Le gouvernement belge en exil au Havre. A sa tête: Charles de Broqueville (troisième en partant de la gauche). © BROQUEVILLE.BE

Le 14 novembre 1914, la renaissance du « XXe siècle »

En ce jour autonomal de 1914, le quotidien « XXe siècle », très proche du parti catholique, ressucite et s’apprête à connaître son heure de gloire, en devenant un outil de propagande nationale.

Instaurare omnia in Christo ». Cela n’aura pas échappé aux plus sagaces de ses lecteurs: ce matin, en tête de sa première page, Le XXe siècle n’arbore plus sa célèbre antienne programmatique. « Instaurer toutes choses dans le Christ », verset tiré d’une lettre de saint Paul, avait été choisi comme devise par le pape Pie X. « Il était aussi devenu le credo de ce quotidien très proche du parti catholique. Ce n’est pas le seul changement. La typographie du journal est, elle aussi, modifiée. Sans parler de son contenu. En ce jour automnal, Le XXe siècle ressuscite, oui ; mais il a changé. Et il s’apprête à connaître son heure de gloire.

Charles de Broqueville y tenait particulièrement. En compagnie de ses collègues, le chef du gouvernement vient de s’installer au Havre. C’est de là que, durant quatre ans, il va diriger la Belgique en guerre. Mais il lui manque un outil pour soutenir l’union sacrée, façonner les esprits, relayer des revendications. Le XXe siècle, qui a cessé de paraître à l’aube de la Première Guerre mondiale, ne pourrait-il pas s’en charger? Broqueville en parle au rédacteur en chef. Partant, Fernand Neuray accepte de transformer son quotidien en un outil de propagande nationale.

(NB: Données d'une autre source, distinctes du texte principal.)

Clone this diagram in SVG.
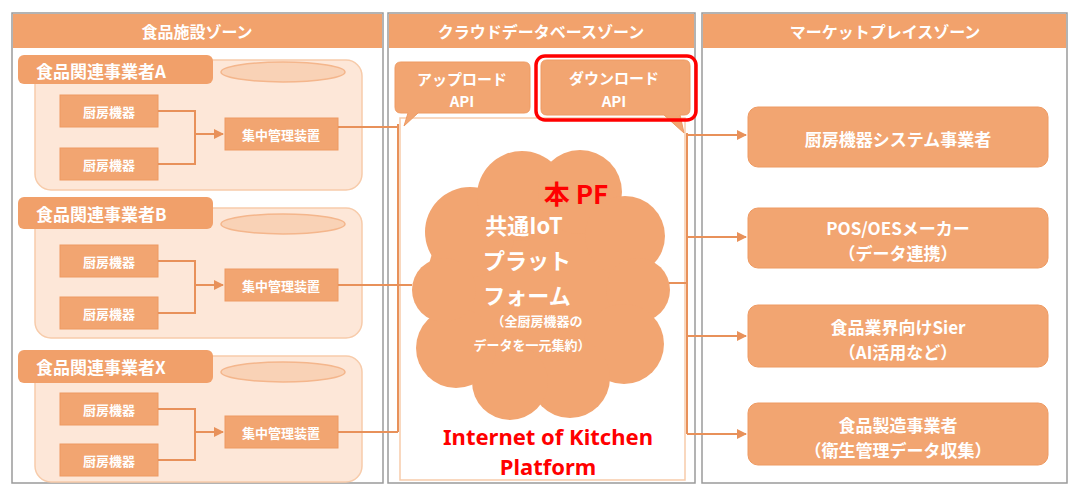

Nationale ou nationaliste? Très vite, il apparaît que le journal n’y va pas mollo. S’inspirant largement de Charles Maurras et de l’Action française, Le XXe siècle se fait le berceau d’un nouveau nationalisme belge. Sur le plan philosophique, la guerre est perçue comme un élément structurant de la vie en société, tandis que l’être humain devient l’objet d’une méfiance naturelle. Politiquement, on se met à vanter les mérites d’un régime fort (peu démocratique). Sur le plan extérieur, le programme de Neuray tient en trois points: « une bonne armée, de bonnes alliances et une bonne frontière ». Le XXe siècle rêve d’une Belgique plus grande! Il demande qu’au sortir de la guerre, Bruxelles réclame le duché de Luxembourg, quelques cantons allemands et le Limbourg néerlandais.

Le succès est au rendez-vous. Le journal passe de 2.000 exemplaires en 1914 à 15.000 un an plus tard. Au soir de la Grande Guerre, il franchit le cap des 100.000 lecteurs. Il a aussi gagné en légitimité. Du fait de ses contacts dans les milieux publics en exil, le quotidien est considéré comme l’organe officieux du gouvernement. De plus en plus, ses thèses reflètent – et influent – celles des officiels. En 1917, quand une crise du papier met les journaux en péril, Broqueville intervient personnellement auprès des fournisseurs pour que Le XXe siècle ne soit pas touché.

Neuray est devenu un leader d’opinion. En mars 1918, voulant surfer sur la vague, il fonde La Nation belge, qui finira par prendre le relais du XXe siècle. Mais ses espoirs ne seront guère rencontrés. A Versailles, à l’heure de négocier les traités de paix, la Belgique n’obtient que de maigres compensations territoriales. Parallèlement, le nationalisme flamand est sorti renforcé des tranchées. Sans doute l’heure de gloire du nationalisme belge est-elle déjà passée.